Earlier the same year, I was lying in bed with an iPad reading Death and the Penguin by Andrey Kurkov. As the story drew me in and admittedly as the hour grew late, I found myself repeatedly reaching into the upper right-hand corner of the screen with my left forefinger and thumb to pick up and “turn the page.” I had not developed the habit of “sweeping” or “tapping” to move through the book. These real-life mirror images of the haptic habits of a young soon-to-be reading brain and an old reading brain bring Wolf’s speculations alive.

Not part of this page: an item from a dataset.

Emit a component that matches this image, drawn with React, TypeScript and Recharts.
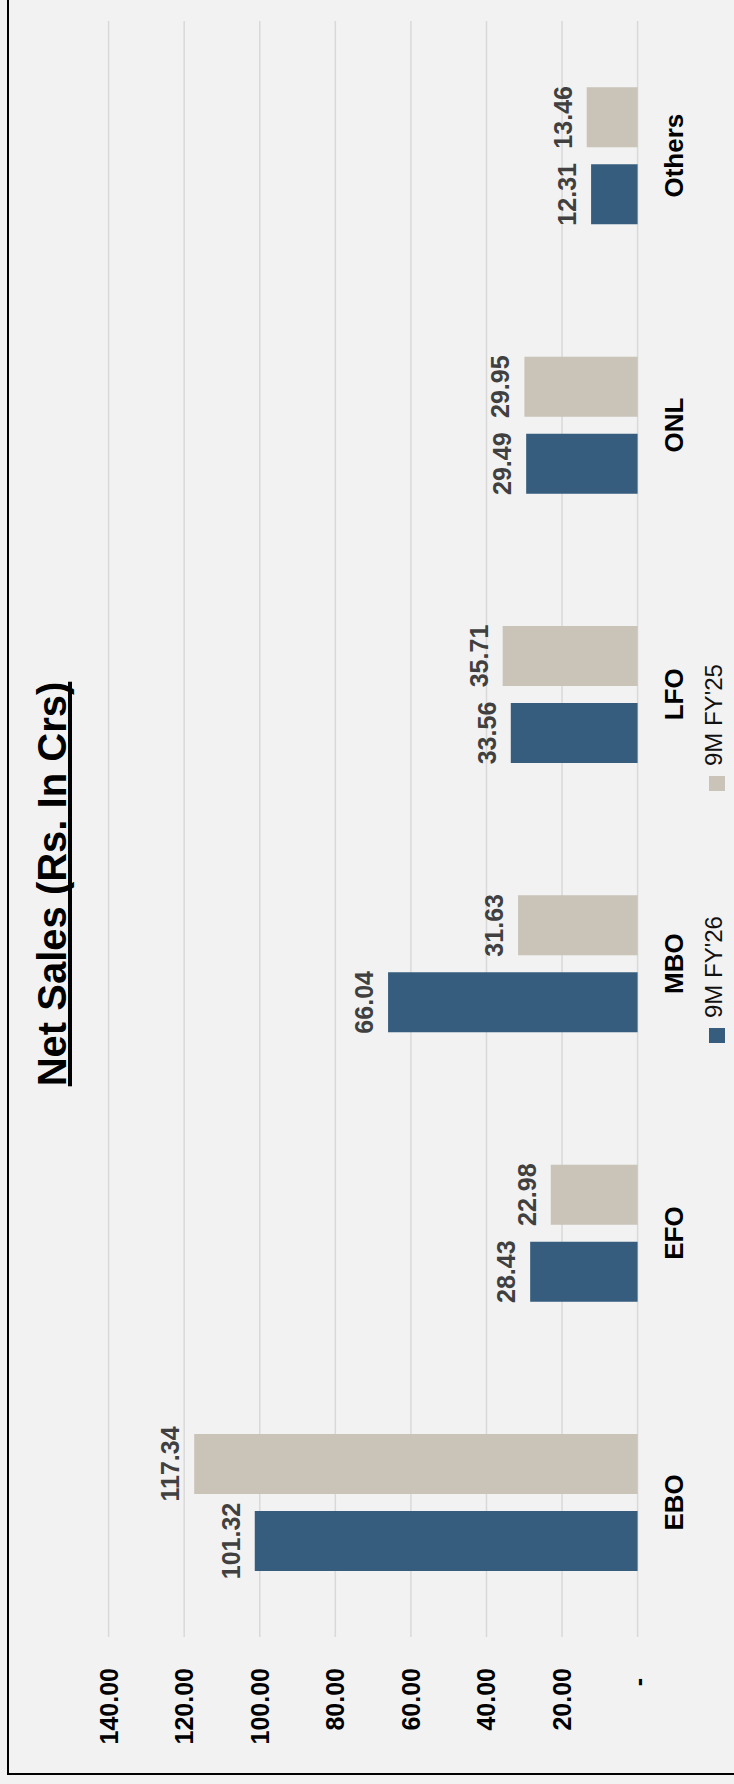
import React from 'react';
import { BarChart, Bar, XAxis, YAxis, CartesianGrid, LabelList, Legend } from 'recharts';

// channel-wise net sales, Rs. in Crs
const categories = ['EBO', 'EFO', 'MBO', 'LFO', 'ONL', 'Others'];
const fy26Values = [101.32, 28.43, 66.04, 33.56, 29.49, 12.31];
const fy25Values = [117.34, 22.98, 31.63, 35.71, 29.95, 13.46];
const valueTicks = [0, 20, 40, 60, 80, 100, 120, 140];
const seriesNames = ["9M FY'26", "9M FY'25"];

const FONT = '"Liberation Sans", Arial, Helvetica, sans-serif';
const BLUE = '#365D7E';
const BEIGE = '#C9C3B8';

const data = categories.map((c, i) => ({
  category: c,
  fy26: fy26Values[i],
  fy25: fy25Values[i],
}));

// chart is laid out landscape, then turned -90deg to fit the portrait page
const W = 1784;
const H = 734;

const ValueTick = ({ x, y, payload }: any) => {
  const isZero = payload.value === 0;
  return (
    <text
      x={isZero ? x - 10 : x}
      y={y}
      textAnchor="end"
      dominantBaseline="central"
      fontFamily={FONT}
      fontSize={25}
      fontWeight={700}
      fill="#000"
    >
      {isZero ? '-' : payload.value.toFixed(2)}
    </text>
  );
};

const CategoryTick = ({ x, y, payload }: any) => (
  <text
    x={x}
    y={y}
    dy="0.71em"
    textAnchor="middle"
    fontFamily={FONT}
    fontSize={26}
    fontWeight={700}
    fill="#000"
  >
    {payload.value}
  </text>
);

const ValueLabel = (props: any) => {
  const { x, y, width, value } = props;
  return (
    <text
      x={x + width / 2}
      y={y - 15}
      textAnchor="middle"
      fontFamily={FONT}
      fontSize={25}
      fontWeight={700}
      fill="#404040"
    >
      {Number(value).toFixed(2)}
    </text>
  );
};

// keep legend in series order (FY'26 first)
const renderLegend = ({ payload }: any) => {
  const items = [...(payload || [])].sort(
    (a: any, b: any) => seriesNames.indexOf(a.value) - seriesNames.indexOf(b.value)
  );
  return (
    <div style={{ display: 'flex', alignItems: 'center', fontFamily: FONT, fontSize: 24, lineHeight: '24px', color: '#111' }}>
      {items.map((entry: any, i: number) => (
        <div key={`lg-${i}`} style={{ display: 'flex', alignItems: 'center', marginRight: i === 0 ? 125 : 0 }}>
          <span style={{ display: 'inline-block', width: 15, height: 16, background: entry.color, marginRight: 10, position: 'relative', top: 3 }} />
          <span style={{ whiteSpace: 'nowrap' }}>{entry.value}</span>
        </div>
      ))}
    </div>
  );
};

export default function App() {
  return (
    <div style={{ position: 'absolute', left: 0, top: 0, width: 734, height: 1784, background: '#F2F2F2', overflow: 'hidden' }}>
      <div
        style={{
          position: 'absolute',
          left: 0,
          top: 0,
          width: W,
          height: H,
          transformOrigin: '0 0',
          transform: `translate(0px, ${W}px) rotate(-90deg)`,
        }}
      >
        <div
          style={{
            position: 'absolute',
            left: 0,
            top: 32,
            width: 1800,
            textAlign: 'center',
            fontFamily: FONT,
            fontSize: 40,
            lineHeight: '40px',
            fontWeight: 700,
            textDecoration: 'underline',
            textDecorationSkipInk: 'none',
            color: '#000',
          }}
        >
          Net Sales (Rs. In Crs)
        </div>
        <BarChart
          width={W}
          height={H}
          data={data}
          margin={{ top: 108.6, right: 21, bottom: 36.4, left: 47 }}
          barSize={60}
          barGap={17}
        >
          <CartesianGrid horizontal vertical={false} stroke="#D9D9D9" strokeWidth={1.5} />
          <XAxis
            dataKey="category"
            height={60}
            axisLine={false}
            tickLine={false}
            tickSize={0}
            tickMargin={27}
            tick={<CategoryTick />}
            interval={0}
          />
          <YAxis
            width={100}
            domain={[0, 140]}
            ticks={valueTicks}
            axisLine={false}
            tickLine={false}
            tickSize={0}
            tickMargin={31}
            tick={<ValueTick />}
          />
          <Legend
            layout="horizontal"
            verticalAlign="middle"
            align="center"
            wrapperStyle={{ left: 741, top: 702, width: 'auto' }}
            content={renderLegend}
          />
          <Bar dataKey="fy26" name={seriesNames[0]} fill={BLUE} isAnimationActive={false}>
            <LabelList dataKey="fy26" content={<ValueLabel />} />
          </Bar>
          <Bar dataKey="fy25" name={seriesNames[1]} fill={BEIGE} isAnimationActive={false}>
            <LabelList dataKey="fy25" content={<ValueLabel />} />
          </Bar>
        </BarChart>
      </div>
      <div
        style={{
          position: 'absolute',
          left: 7,
          top: -5,
          width: 740,
          height: 1780,
          boxSizing: 'border-box',
          borderLeft: '2px solid #000',
          borderBottom: '2px solid #000',
          pointerEvents: 'none',
        }}
      />
    </div>
  );
}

Numerous studies cited by Jabr suggest different areas of the brain at work in screen reading vs print reading and connect that to poorer retention and comprehension in screen reading than print reading. But one of the more recent ones (“Metacognitive regulation of text learning: On screen versus on paper,” by Ackerman and Goldsmith) shows that where readers
studied expository texts of 1000–1200 words in one of the two media and for each text […] provided metacognitive prediction-of-performance judgments with respect to a subsequent multiple-choice test[,] [u]nder fixed study time (Experiment 1), test performance did not differ between the two media, but when study time was self-regulated (Experiment 2) worse performance was observed on screen than on paper. The results suggest that the primary differences between the two study media are not cognitive but rather metacognitive—less accurate prediction of performance and more erratic study-time regulation on screen than on paper.
S0 the reading brain may not be rewiring itself, but print and screen do demand different strategies of reading and study. Might the “haptic habits” of physically turning the page or recalling three dimensionally the place in the book and on the page where a sentence occurs (or pinching, swiping and prodding) be clues to how we learn to learn what we read? What we may be seeing in the one-year old are the beginnings of the metacognitive cues that will raise the performance of tomorrow’s screen reading brains, and in Ackerman’s and Goldsmith’s subjects, the familiarity of today’s reading brains with the metacognitive cues so key to studying from print that the students print out the relevant ebook chapter.
As Jabr concludes, “When it comes to intensively reading long pieces of plain text, paper and ink may still have the advantage. But text is not the only way to read.”
Which harks back to the conclusion of the previous post and Jerome Bruner’s apt observation of Vygotsky’s fondness for Bacon’s epigram, “Nec manus, nisi intellectus, sibi permissus, multum valent” (Neither hand nor intellect left each to itself is worth much)” (247). Perhaps neither print nor digital left each to itself is sufficient.